Founded in 2012, Xiaozhu.com is among China’s largest house-sharing platforms. In November 2017, the company announced it had raised $120 million in its latest financing round, led by the Jack Ma-backed Yunfeng Capital.
China is important to Airbnb and they have made a big push to grow their business in the market including adopting a Chinese name Aibiying that translates to ‘welcome each other with love’ and has attracted attention and criticism due to its sexual innuendos.
Quartz reported Chinese users hated the new name so much that user were already brainstorming on a new name for them. Airbnb has also hired a Chinese leader, Ge Hong, a top-flight talent boasting a Yale education and stints at Google and Facebook. It also appointed Nathan Blecharczyk (Airbnb co-founder) as the chairman of Airbnb China.
In a recent GGV996 podcast Nathan updated that Airbnb is happy with the name change and it has been positively received by the market. He also updated that Airbnb now has 150 people in the market. About 60 of those are working on the product; 40 in host community operations and the remainder spread across marketing, public policy, and standard corporate functions.
The market has another strong competitor in local player Tujia. Tujia initially focused on more of a vacation rental market but its model has expanded to now be a strong competitor in the home-sharing space.

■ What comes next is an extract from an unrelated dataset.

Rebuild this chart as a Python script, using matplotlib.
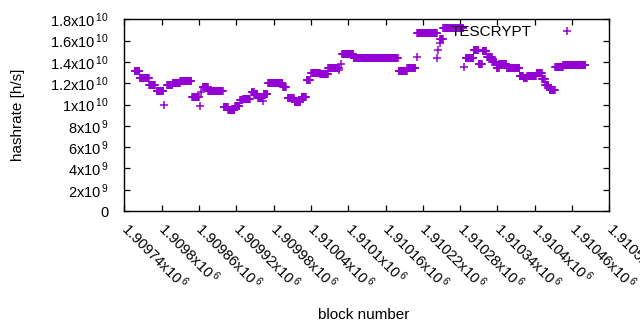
import numpy as np
import matplotlib
matplotlib.use('Agg')
import matplotlib.pyplot as plt
from matplotlib.ticker import FuncFormatter

# runs of equal hashrate: first block, last block, value [h/s]
run_first = [1909757, 1909765, 1909780, 1909792, 1909804, 1909809, 1909818, 1909830,
             1909849, 1909861, 1909863, 1909866, 1909875, 1909900, 1909907, 1909918,
             1909926, 1909931, 1909945, 1909949, 1909955, 1909963, 1909964, 1909971,
             1909995, 1910003, 1910014, 1910025, 1910033, 1910041, 1910055, 1910068,
             1910086, 1910088, 1910090, 1910109, 1910181, 1910195, 1910210, 1910211,
             1910243, 1910245, 1910247, 1910248, 1910253, 1910286, 1910289, 1910302,
             1910310, 1910316, 1910323, 1910332, 1910339, 1910343, 1910355, 1910376,
             1910382, 1910388, 1910403, 1910412, 1910417, 1910424, 1910433, 1910446]
run_last = [1909764, 1909779, 1909789, 1909803, 1909804, 1909817, 1909829, 1909848,
            1909860, 1909861, 1909863, 1909874, 1909898, 1909906, 1909917, 1909925,
            1909930, 1909942, 1909948, 1909954, 1909962, 1909963, 1909970, 1909994,
            1910000, 1910013, 1910023, 1910032, 1910038, 1910054, 1910067, 1910085,
            1910086, 1910088, 1910108, 1910180, 1910194, 1910208, 1910210, 1910242,
            1910243, 1910245, 1910247, 1910252, 1910285, 1910286, 1910301, 1910309,
            1910315, 1910322, 1910331, 1910338, 1910342, 1910354, 1910375, 1910381,
            1910387, 1910402, 1910411, 1910416, 1910422, 1910432, 1910445, 1910481]
run_value = [1.315e10, 1.25e10, 1.18e10, 1.125e10, 1.0e10, 1.18e10, 1.20e10, 1.22e10,
             1.075e10, 0.99e10, 1.12e10, 1.16e10, 1.13e10, 0.98e10, 0.945e10, 0.99e10,
             1.04e10, 1.05e10, 1.12e10, 1.10e10, 1.06e10, 1.035e10, 1.095e10, 1.20e10,
             1.16e10, 1.058e10, 1.026e10, 1.073e10, 1.23e10, 1.30e10, 1.286e10, 1.34e10,
             1.32e10, 1.38e10, 1.47e10, 1.434e10, 1.315e10, 1.34e10, 1.443e10, 1.668e10,
             1.437e10, 1.51e10, 1.58e10, 1.615e10, 1.715e10, 1.355e10, 1.44e10, 1.51e10,
             1.385e10, 1.50e10, 1.45e10, 1.40e10, 1.34e10, 1.378e10, 1.343e10, 1.27e10,
             1.25e10, 1.268e10, 1.30e10, 1.24e10, 1.18e10, 1.133e10, 1.355e10, 1.368e10]

x_ticks = list(range(1909740, 1910521, 60))
y_ticks = [0, 2e9, 4e9, 6e9, 8e9, 1e10, 1.2e10, 1.4e10, 1.6e10, 1.8e10]

plt.rcParams['font.family'] = ['Liberation Sans', 'DejaVu Sans']
plt.rcParams['mathtext.fontset'] = 'custom'
plt.rcParams['mathtext.rm'] = 'Liberation Sans'
plt.rcParams['mathtext.default'] = 'regular'


def sci(v, pos=None):
    if v == 0:
        return '0'
    e = int(np.floor(np.log10(abs(v)) + 1e-9))
    m = v / 10 ** e
    return '%gx10$^{\\,%d}$' % (round(m, 6), e)


blocks = []
rates = []
for a, b, v in zip(run_first, run_last, run_value):
    for blk in range(a, b + 1):
        blocks.append(blk)
        rates.append(v)

fig = plt.figure(figsize=(6.4, 3.3), dpi=100)
ax = fig.add_axes([0.1942, 0.3606, 0.758, 0.5809])
ax.plot(blocks, rates, linestyle='none', marker='+', markersize=5.5,
        markeredgewidth=1.1, color='#9400d3', label='TESCRYPT')

ax.set_xlim(x_ticks[0], x_ticks[-1])
ax.set_ylim(0, 1.8e10)
ax.set_xticks(x_ticks)
ax.set_yticks(y_ticks)
ax.xaxis.set_major_formatter(FuncFormatter(sci))
ax.yaxis.set_major_formatter(FuncFormatter(sci))
ax.tick_params(direction='in', length=4, width=0.9, top=True, right=True,
               labelsize=10.5, colors='black')
ax.tick_params(axis='y', pad=11)
ax.tick_params(axis='x', pad=10.5)
for lab in ax.get_xticklabels():
    lab.set_rotation(-45)
    lab.set_ha('left')
    lab.set_va('center')
    lab.set_rotation_mode('anchor')
for sp in ax.spines.values():
    sp.set_linewidth(1.0)

ax.set_xlabel('block number', fontsize=11)
ax.set_ylabel('hashrate [h/s]', fontsize=11)
ax.xaxis.set_label_coords(0.493, -0.505)
ax.yaxis.set_label_coords(-0.205, 0.5)
ax.legend(loc='center right', bbox_to_anchor=(0.960, 0.934), frameon=False,
          markerfirst=False, numpoints=1, handlelength=3, handletextpad=0.8,
          borderpad=0, borderaxespad=0, fontsize=11)

fig.savefig('out.png', dpi=100)
plt.close(fig)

It has been aggressive not only in the domestic market but expanding into regional large inbound markets for Chinese millennials. In 2017 it announced a partnership with Rakuten in the Japan market. The company’s investor CV includes Ctrip, Homeaway, and GGV (also a Airbnb investor).
What to expect
Xiaozhu will remain laser focused on the domestic product and building out a uniquely chinese user experience. Airbnb will also work hard on dialing in a China specific product but will do so within the context of their larger global offering and tech platforms. They will leverage their global scale and coverage for advantage. Tuija will work to to cover the domestic market while continuing to selectively expand and built out their footprint in high volume China outbound markets regionally.
2018 is shaping up as the critical year in determining the future leaders in China’s home-sharing sector. Pricing will come under pressure, and levels of service will increase for both hosts and travelers.